Pour créer un avenir sans conflits, le CSI cultive une génération de jeunes leaders tournés vers le pluralisme. Le CSI offre aux jeunes des formations sur la sensibilité au conflit, la cohésion sociale et la consolidation de la paix. Seul projet en son genre au Myanmar, il s’agit souvent de la première occasion qu’ont les jeunes d’interagir avec des personnes de religion ou de groupe ethnique différents des leurs. Déjà, ces jeunes leaders sont devenus de puissants agents de changement dans leur communauté, où ils aplanissent des tensions, font de la médiation de conflit et répandent un message de respect de la diversité.
L’organisme a été fondé par Aung Kyaw Moe – un professionnel humanitaire Rohingya. Les employés et les parties prenantes du CSI proviennent tous des mêmes régions que les jeunes participants. Ce leadership hautement localisé permet au personnel du CSI d’avoir une compréhension profonde des conflits entre différentes communautés et un accès aux communautés auxquelles d’autres organisations de consolidation de la paix et ONG internationales ne peuvent accéder. Cela leur permet de travailler avec des personnes qui pourraient autrement hésiter à se faire aborder.
Cette position unique a été particulièrement cruciale en 2017, quand le déclenchement d’un conflit a forcé près de 700 000 Rohingyas à fuir leur foyer dans le nord de l’État de Rakhine, au Myanmar, pour se réfugier au Bangladesh.
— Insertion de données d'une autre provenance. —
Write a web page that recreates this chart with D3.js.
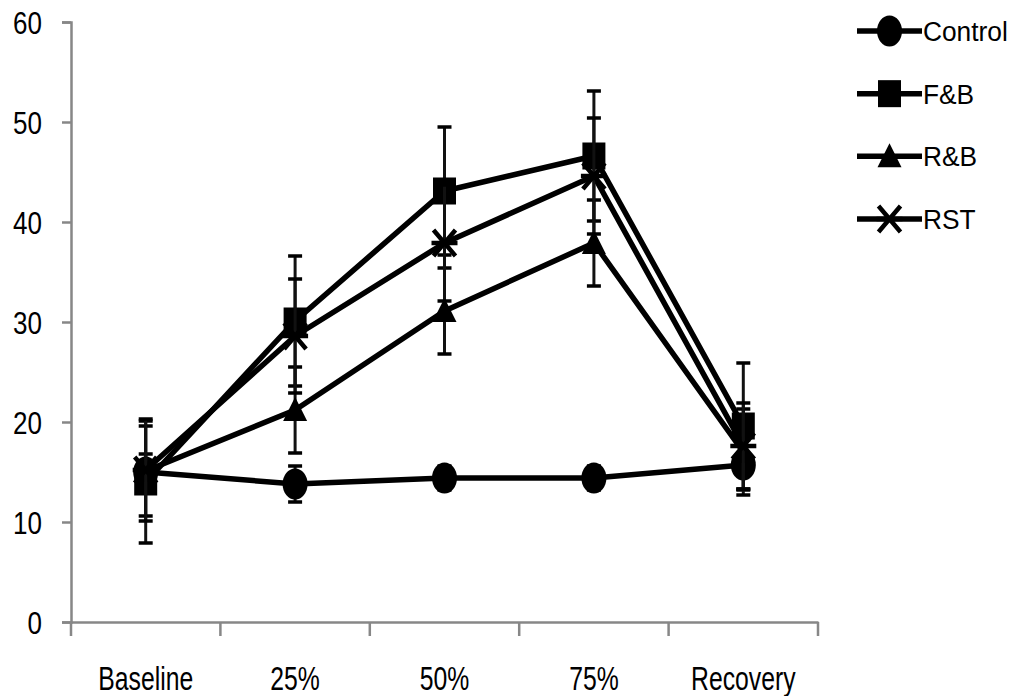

Le CSI a fait partie des rares organisations ayant un accès aux communautés touchées par le conflit et possédant une profonde compréhension de la longue agitation sociale. Dans le passé, diverses ONG et agences de l’ONU ont été accusées de partialité dans l’offre de leur aide humanitaire, ce qui a exacerbé les tensions dans la région. Le CSI a offert une aide humanitaire tout à fait impartiale. Malgré le caractère délicat de cette entreprise, l’organisme a offert de l’aide à quiconque en avait besoin, quelle que soit son ethnie ou sa religion. En seulement trois mois, le CSI a pu atteindre 80 000 personnes. En répondant aux besoins humains sans préjugé, le CSI a démontré que sa compassion n’a aucune limite et que son respect pour la dignité humaine transcende toute division.
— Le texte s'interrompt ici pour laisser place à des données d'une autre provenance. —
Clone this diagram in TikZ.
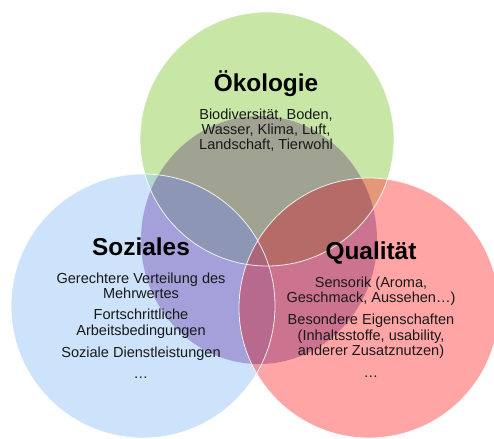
\documentclass[tikz,border=0pt]{standalone}
\usepackage{fontspec}
\setmainfont{Liberation Sans}
\definecolor{cgreen}{RGB}{146,208,80}
\definecolor{cblue}{RGB}{155,201,249}
\definecolor{cred}{RGB}{255,77,77}
\definecolor{cshade}{RGB}{204,180,222}
\begin{document}
\begin{tikzpicture}[x=1bp,y=-1bp,
  disc/.style={fill opacity=0.5},
  ring/.style={draw=white, line width=0.8bp, draw opacity=0.85},
  ttl/.style={font=\fontsize{24.5}{26}\selectfont\bfseries, anchor=base, inner sep=0pt},
  txt/.style={font=\fontsize{14.6}{15}\selectfont, anchor=base, inner sep=0pt, text=black!90}
]
\useasboundingbox (0,0) rectangle (494,439);
\fill[white] (0,0) rectangle (494,439);
% circles
\fill[disc, cgreen] (267,139) circle [radius=127];
\fill[disc, cblue] (143,306) circle [radius=132];
\fill[disc, cred] (369,308) circle [radius=130];
% shaded centre
\begin{scope}[blend mode=multiply]
\fill[cshade] (259,240) ellipse [x radius=118, y radius=124];
\end{scope}
% outlines
\draw[ring] (267,139) circle [radius=127];
\draw[ring] (143,306) circle [radius=132];
\draw[ring] (369,308) circle [radius=130];
% Oekologie
\node[ttl] (oek) at (266,92) {Ökologie};
\node[txt] (o1) at (266,120) {Biodiversität, Boden,};
\node[txt] (o2) at (266,135) {Wasser, Klima, Luft,};
\node[txt] (o3) at (266,150) {Landschaft, Tierwohl};
% Soziales
\node[ttl] (soz) at (141,255) {Soziales};
\node[txt] (s1) at (141,283) {Gerechtere Verteilung des};
\node[txt] (s2) at (141,298.5) {Mehrwertes};
\node[txt] (s3) at (141,319.5) {Fortschrittliche};
\node[txt] (s4) at (141,335) {Arbeitsbedingungen};
\node[txt] (s5) at (141,357) {Soziale Dienstleistungen};
\node[txt] (s6) at (141,378) {…};
% Qualitaet
\node[ttl] (qua) at (371,259) {Qualität};
\node[txt] (q1) at (371,287) {Sensorik (Aroma,};
\node[txt] (q2) at (371,302.5) {Geschmack, Aussehen…)};
\node[txt] (q3) at (371,324.5) {Besondere Eigenschaften};
\node[txt] (q4) at (371,340) {(Inhaltsstoffe, usability,};
\node[txt] (q5) at (371,355.5) {anderer Zusatznutzen)};
\node[txt] (q6) at (371,377) {…};
\end{tikzpicture}
\end{document}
Aung Kyaw Moe comprend que pour assurer une paix durable au Myanmar, les attitudes à l’égard de la diversité doivent changer. Le CSI rend cela possible en habilitant les jeunes leaders de diverses communautés à entrer en dialogue et à devenir des agents de changement dans leur communauté. Cette nouvelle génération de penseurs pluralistes peut aider à créer une société qui est non seulement sans danger, mais qui est également vibrante et cohésive, et ce, non pas malgré sa diversité, mais grâce à elle.
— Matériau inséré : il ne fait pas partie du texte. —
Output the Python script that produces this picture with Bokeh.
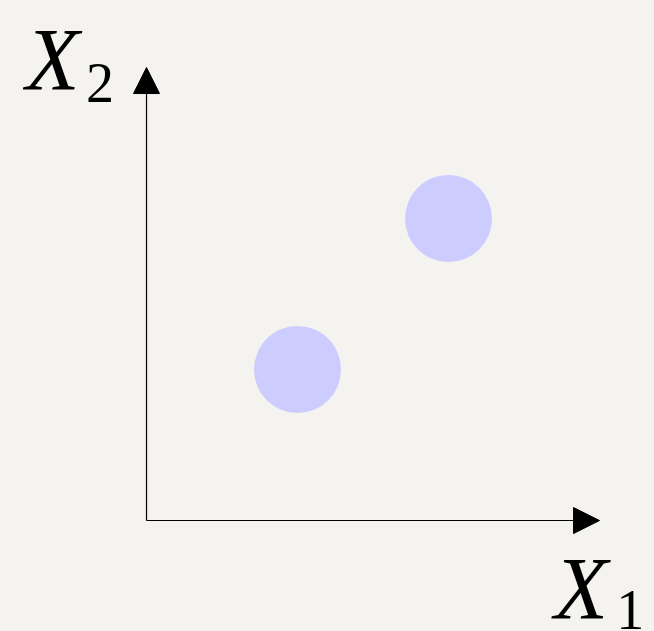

Avec plus de 135 groupes ethniques, 110 langues et un vaste éventail de religions, le Myanmar est un pays incroyablement diversifié. Colonie britannique pendant plus de 100 ans, le pays a déclaré son indépendance en 1948, mais a été dirigé par une série de gouvernements militaires jusqu’en 2011. La transition du pays vers la démocratie a été marquée par des troubles sociaux généralisés ainsi que par des persécutions ethniques et religieuses. La discrimination historique à laquelle sont confrontés les groupes minoritaires a entraîné des griefs et enfin, de la violence sectaire. Ces troubles sont considérés comme étant la plus longue guerre civile au monde.
Les Rohingyas, une minorité musulmane apatride au sein d’un pays largement bouddhiste, font partie des groupes persécutés au Myanmar. Le gouvernement du pays leur refuse la citoyenneté, déclarant qu’ils sont des immigrants illégaux venant du Bangladesh, même si plusieurs d’entre eux sont là depuis des générations. Le Bangladesh nie également qu’ils sont ses citoyens. Les déplacements et l’accès à l’emploi des Rohingyas sont extrêmement limités. Ils ont été victimes d’atrocités de masse aux mains des militaires et ont été forcés de s’enfuir.